Thursday, 9 June 2011

Stephen Jay Gould Exposed As Liar

One of the great anti-racist icons of the 20th century has been exposed as inept and a liar to bolster his anti-racist beliefs.





http://content.usatoday.com/communities/sciencefair/post/2011/06/stephen-jay-gould-mismeasured-skulls-in-racial-records-dispute/1

The late scientific icon, Stephen Jay Gould, botched and perhaps faked his critique of a racist 19th-Century scientist's skull collection, suggests a second look at his efforts.

In a 1978 Science paper, Gould (1941 - 2002) , reported that the Samuel George Morton (1799-1851), "a prominent Philadelphia physician," had mis-measured the cranial capacities of his 1,000-skull "American Golgotha" collection gathered from around the world, to suit his racist beliefs. The finding led to one of Gould's best-known books, The Mismeasure of Man, a critique of scientific racism.

"Morton is now viewed as a canonical example of scientific misconduct. But did Morton really fudge his data?," asks a PLoS Biology study led by anthropologist Jason Lewis of Stanford University. "Are studies of human variation inevitably biased, as per Gould, or are objective accounts attainable, as Morton attempted?"

So, the study team remeasured the skulls collected by Morton, now owned largely by the University of Pennsylvania Museum of Archaeology and Anthropology in Philadelphia.

Overall, they find, Morton did make mistakes in measuring skull capacity (he first stuffed them with seeds, and later lead shot to measure their brain size). But the mistakes were random. The random mistakes didn't favor any racial theory of larger brain sizes for white people over others.

"Given how long Gould's work has been criticized in this arena, I'm a little surprised that it took this long for the work to be done to write this article," says the University of Texas's David Prindle, author of Stephen Jay Gould and the Politics of Evolution. "People who dislike Gould's work will likely go on disliking him even more after this article. People who are fans of his writing will likely go on supporting his views."

Today, researchers know that larger average skull size is largely a function of cold weather:

In reevaluating Morton and Gould, we do not dispute that racist views were unfortunately common in 19th-century science or that bias has inappropriately influenced research in some cases. Furthermore, studies have demonstrated that modern human variation is generally continuous, rather than discrete or ''racial,'' and that most variation in modern humans is within, rather than between, populations. In particular, cranial capacity variation in human populations appears to be largely a function of climate, so, for example, the full range of average capacities is seen in Native American groups, as they historically occupied the full range of latitudes, say the study authors.
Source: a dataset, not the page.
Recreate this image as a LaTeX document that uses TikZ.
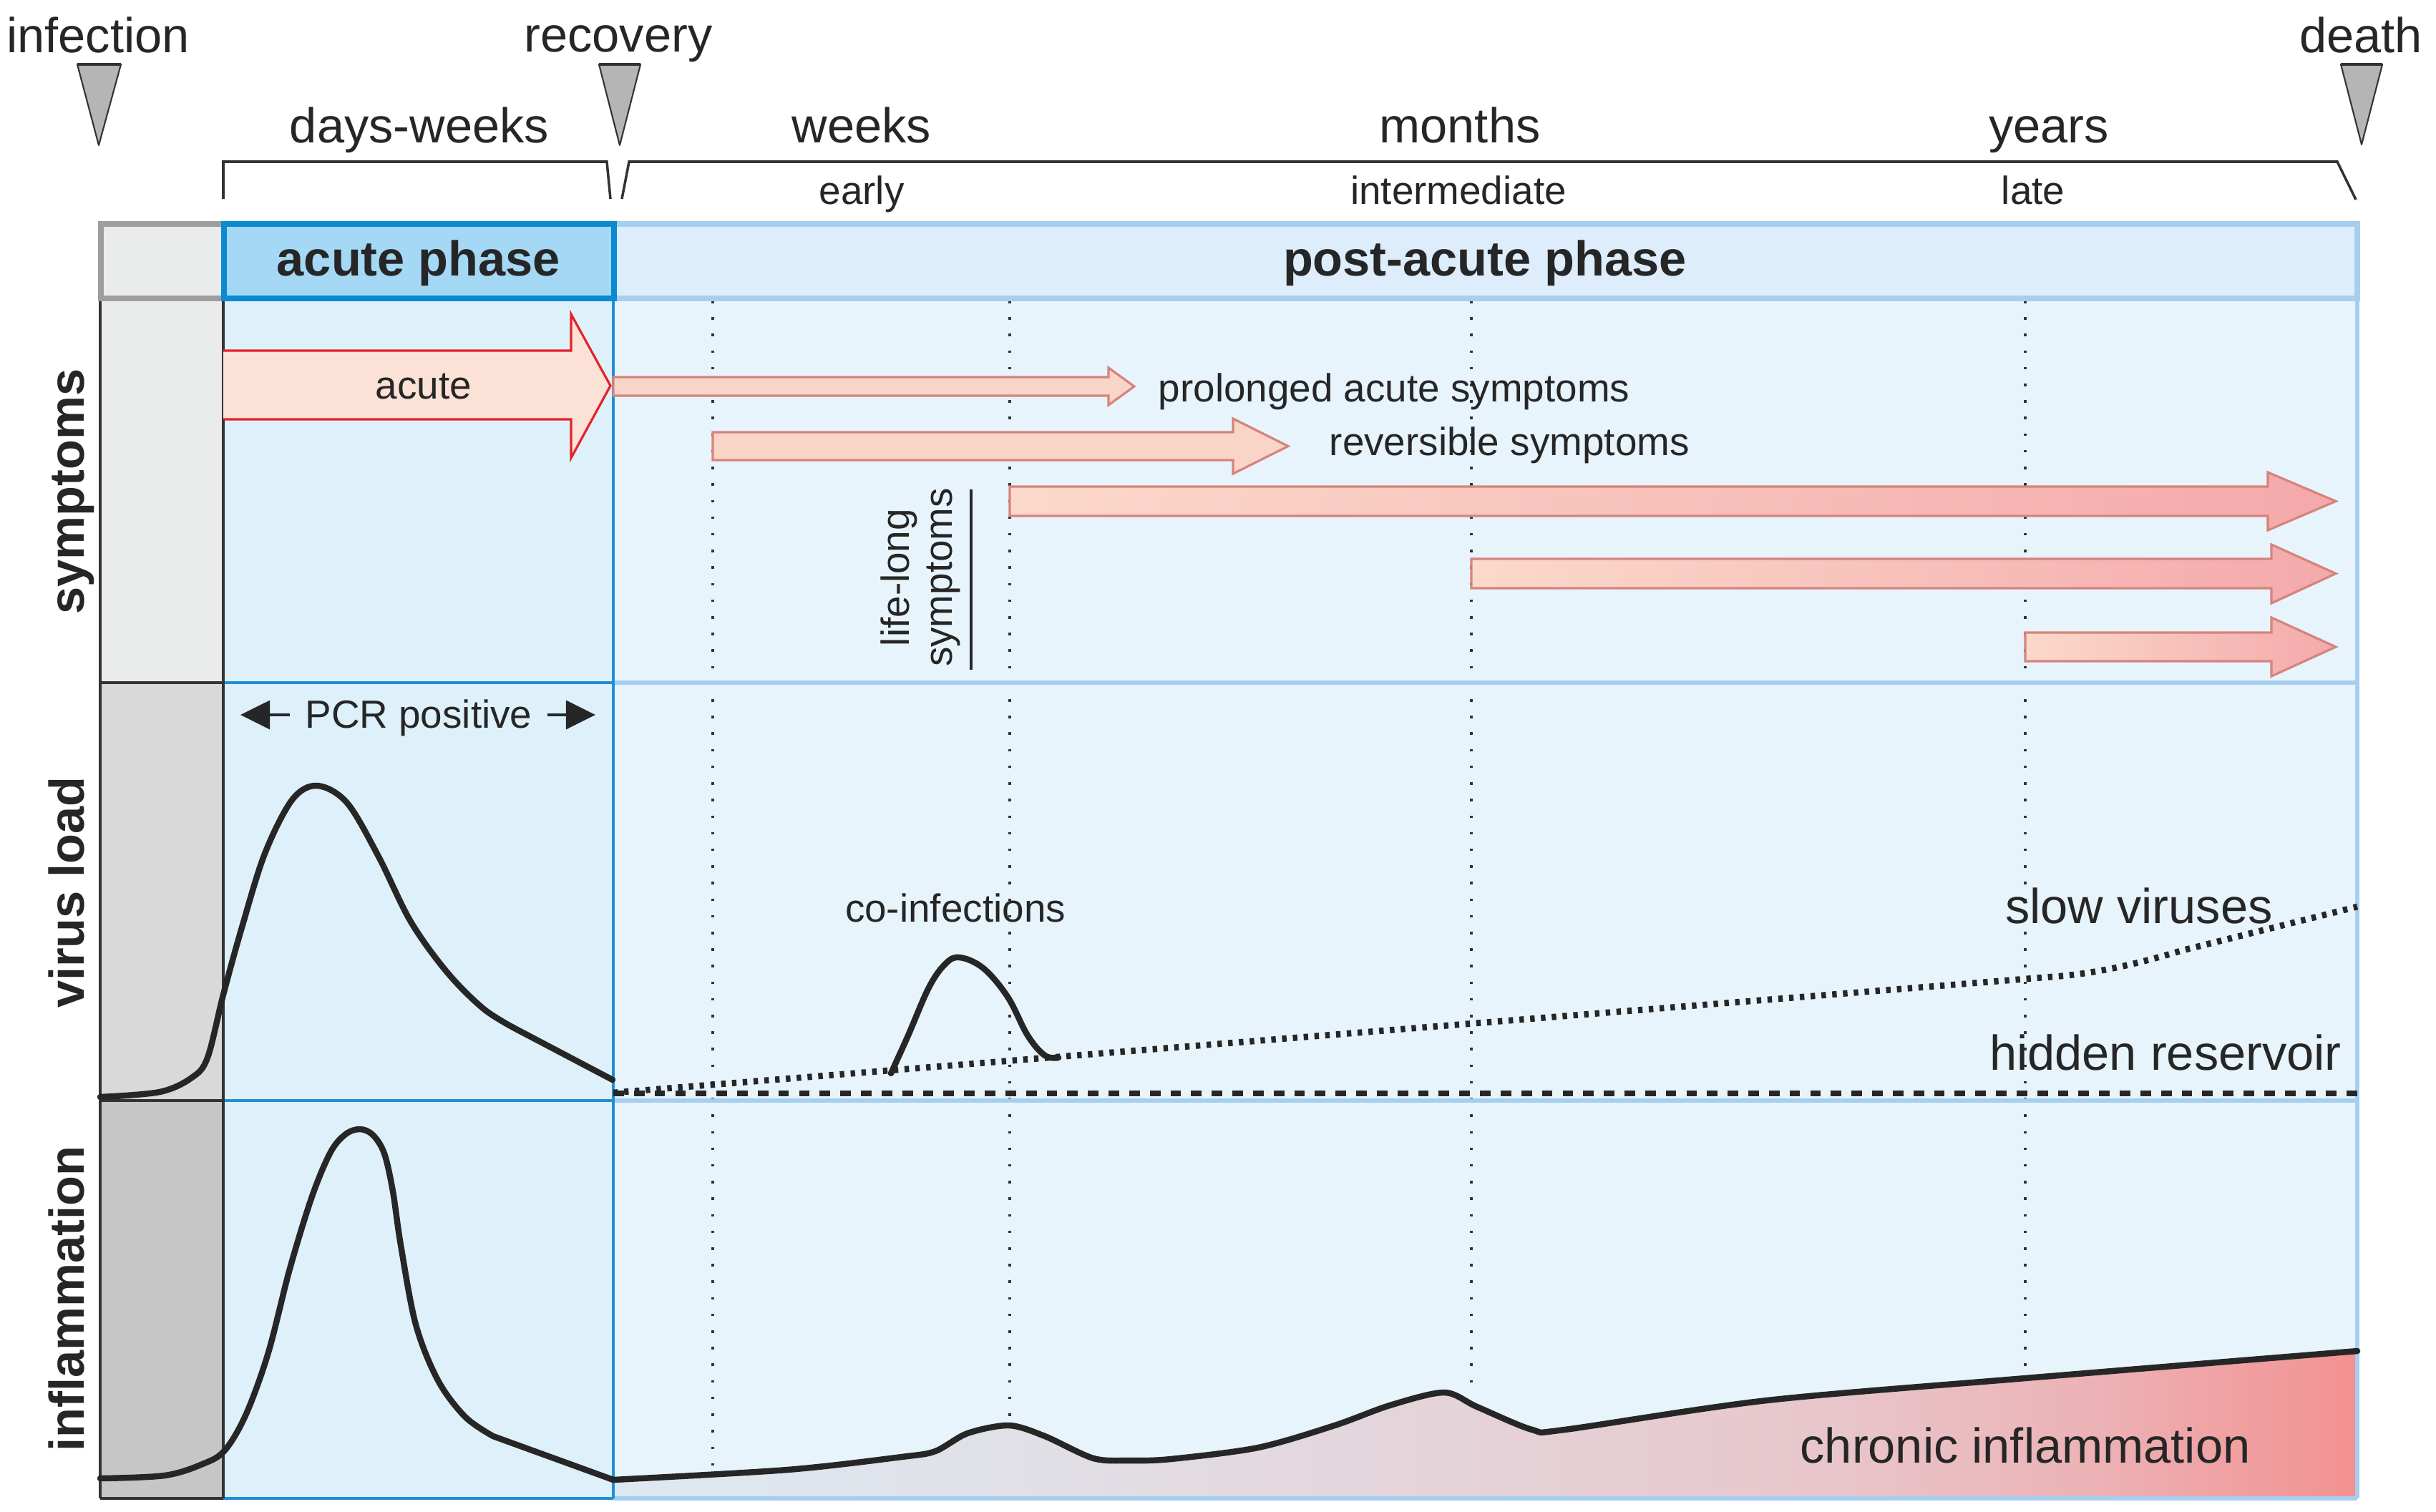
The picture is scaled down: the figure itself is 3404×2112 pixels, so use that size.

Morton neither manipulated his skull samples, unfairly selected which data to report, skewed results by gender, or ignored his mistakes to favor racist interpretations of his skulls, the PLoS Biology study authors conclude -- all charges made by Gould against the long-dead physician.

What's more, the researchers found Gould made some mistakes in his re-analysis of Morton. "Our analysis of Gould's claims reveals that most of Gould's criticisms are poorly supported or falsified," they conclude:

Samuel George Morton, in the hands of Stephen Jay Gould, has served for 30 years as a textbook example of scientific misconduct. The Morton case was used by Gould as the main support for his contention that ''unconscious or dimly perceived finagling is probably endemic in science, since scientists are human beings rooted in cultural contexts, not automatons directed toward external truth''. This view has since achieved substantial popularity in ''science studies''. But our results falsify Gould's hypothesis that Morton manipulated his data to conform with his a priori views. The data on cranial capacity gathered by Morton are generally reliable, and he reported them fully. Overall, we find that Morton's initial reputation as the objectivist of his era was well-deserved.